Линор Горалик: Я продолжу вести себя в жанре юнгианского и постюнгианского вечного дитя и делать наивные высказывания. Мы на предыдущей передаче с Еленой Фанайловой, немножко в другой компании говорили о том, как устроены детские страхи и как устроена страшная детская литература. И среди нас был ребенок, среди нас был Вова Гессен, который задал присутствующему здесь психологу вопрос. Вова сказал разумно: «Ребенок рождается и ничего не боится. Откуда вообще берется страх?». На что ему резонно ответили: «Оттого, что он начинает жить вообще».
У меня в ходе этой беседы в качестве слушателя возникло интересное ощущение, что, конечно, надежда возможна только как результат опыта. И это элементарный опыт доживания до данного момента. Я думала на прошлой передаче, что когда ребенок смертным криком кричит от первого познанного им голода, он кричит, потому что не имеет ни малейшей, говоря в наших терминах, надежды или даже веры в то, что этот голод будет удовлетворен. Для него это смертельная проблема, он умирает. Мне кажется, что как только он начинает (или человек вообще) приобретать опыт того, что каждая конкретная минута переживаема, он начинает обретать опыт, который позволяет обрести и надежду. Я все-таки все время вижу в этом какую-то очень прагматическую составляющую, связанную не с действием или решением, а с элементарным накоплением самых базовых, повседневных переживаний.

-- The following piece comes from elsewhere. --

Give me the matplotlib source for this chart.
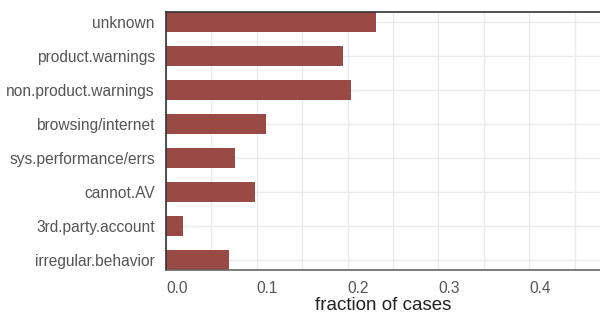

Лев Гудков: Мне хочется задать присутствующим один вопрос. А могут ли собаки надеяться? Это первое. И второе. Мне кажется, что все-таки современный человек должен понимать, насколько в сложном мире он существует. В сложном – в смысле внутри себя. Я не имею в виду социальный... Что есть все-таки другие структуры. Не надо думать линейно в этом смысле, исходя из того, что если человек неверующий и порядочный, то он обязательно должен застрелиться. Все-таки есть априорные вещи и есть разные системы идей, в которых мы себя определяем, есть разные границы одной системы понятий. И мы должны учитывать многогранность этого. Поэтому я и думаю, что надежда связывает разные плоскости – разные плоскости сознания, разные плоскости самопонимания, понимания другого – вот в этом модусе. Так же как страх связывает... В конце концов, если посмотреть, ведь страх – это иное выражение того, что мы ценим, то, что мы боимся потерять. И точно так же он - не сущность, а лишь некоторое наше отношение к тому, что мы ценим очень высоко.
Оксана Старостина: Очень хотелось бы ответить Линор на ее выступление, которое меня сильно захватило. Линор говорила об экономической составляющей надежды и о том, насколько она энергоемка. И еще о голоде младенца, который вполне представляется ему смертным. И вот что я могу к этому добавить. Одна из теорий, которая думает о том, почему возникает и развивается аутизм – это особое состояние, которое возникает очень рано, в раннем детстве, когда ребенок практически не может общаться и оказывается крайне изолированным, и если вот тут в терминах надежды мыслить, то можно сказать, что теория гласит, одна из гипотез: когда у очень маленького ребенка почему-то возникает крайне сильное ощущение того, что никто не придет и его желания никогда не будут удовлетворены, в этот момент происходит отказ от общения - и эта изоляция наступает.
Яков Кротов: Я вступлюсь, прежде всего, за атеистов. Потому что, конечно, надежда и вера, они соотносятся как в песочных часах. И в каком-то смысле чтобы быть неверующим, надо больше уметь надеяться. И именно потому, что, как сказал Лев Дмитриевич, мир очень сложен, он настолько сложен, что его просчитать атеистически, позитивистски невозможно. Поэтому состояние неверия как бы включает в себя больше надежды. Но вот действительно, образ Линор мне кажется в этом смысле интересным. Только у меня подход менее психологический, а больше филолога. Ребенок плачет не потому, что он чего-то смертельно боится, а ребенок плачет потому, что он не умеет говорить. Когда он научается говорить, он говорит: «Мама, дай поесть!», - все, проблема решена. Нет?
Линор Горалик: Нет, он, конечно, говорит, слава Богу, «мама, дай поесть». Но мне-то все время кажется, что для того, чтобы сказать «мама, дай поесть», надо сделать восемь-десять допущений.
Яков Кротов: Да ладно! Была бы мать, было бы молоко...
Линор Горалик: Да-да, начнем с этого.
Яков Кротов: Нет, в этом смысле надежда противостоит только одному, ни вере, ни религии, а надежда противостоит безнадежности. Надежда – это акт речи, это акт слова. И в этом смысле это акт разумности человека, если мы определяем человека по Аристотелю как существо логосное, способное в слове выразить разум. И это не желание, это выражение того, как человек рефлектирует над своим желанием, мне кажется. А опиумом для народа остается только религия. А надежда – все-таки это, действительно, освобождение человека от простоты, от чрезмерной ясности, от одиночества и от безнадежности, как какого-то смертоносного состояния.
Лев Гудков: А могут ли собаки надеяться?
Яков Кротов: На вопрос о том, могут ли собаки надеяться, отвечаю. Вот я, собака грешная, злобная, но я надеюсь, что я когда-нибудь стану человеком. Высшая надежда для христианина – это надежда на то, что ада нет, и ни один грешник, ни один неверующий человек в аду не будет. Эта надежда абсолютно иррациональна. И это желание, оно, если исходить из Священного Писания догматов, никак не может быть обосновано. Но, тем не менее, полностью мы веруем, когда мы веруем в то, что ни один человек не погибнет.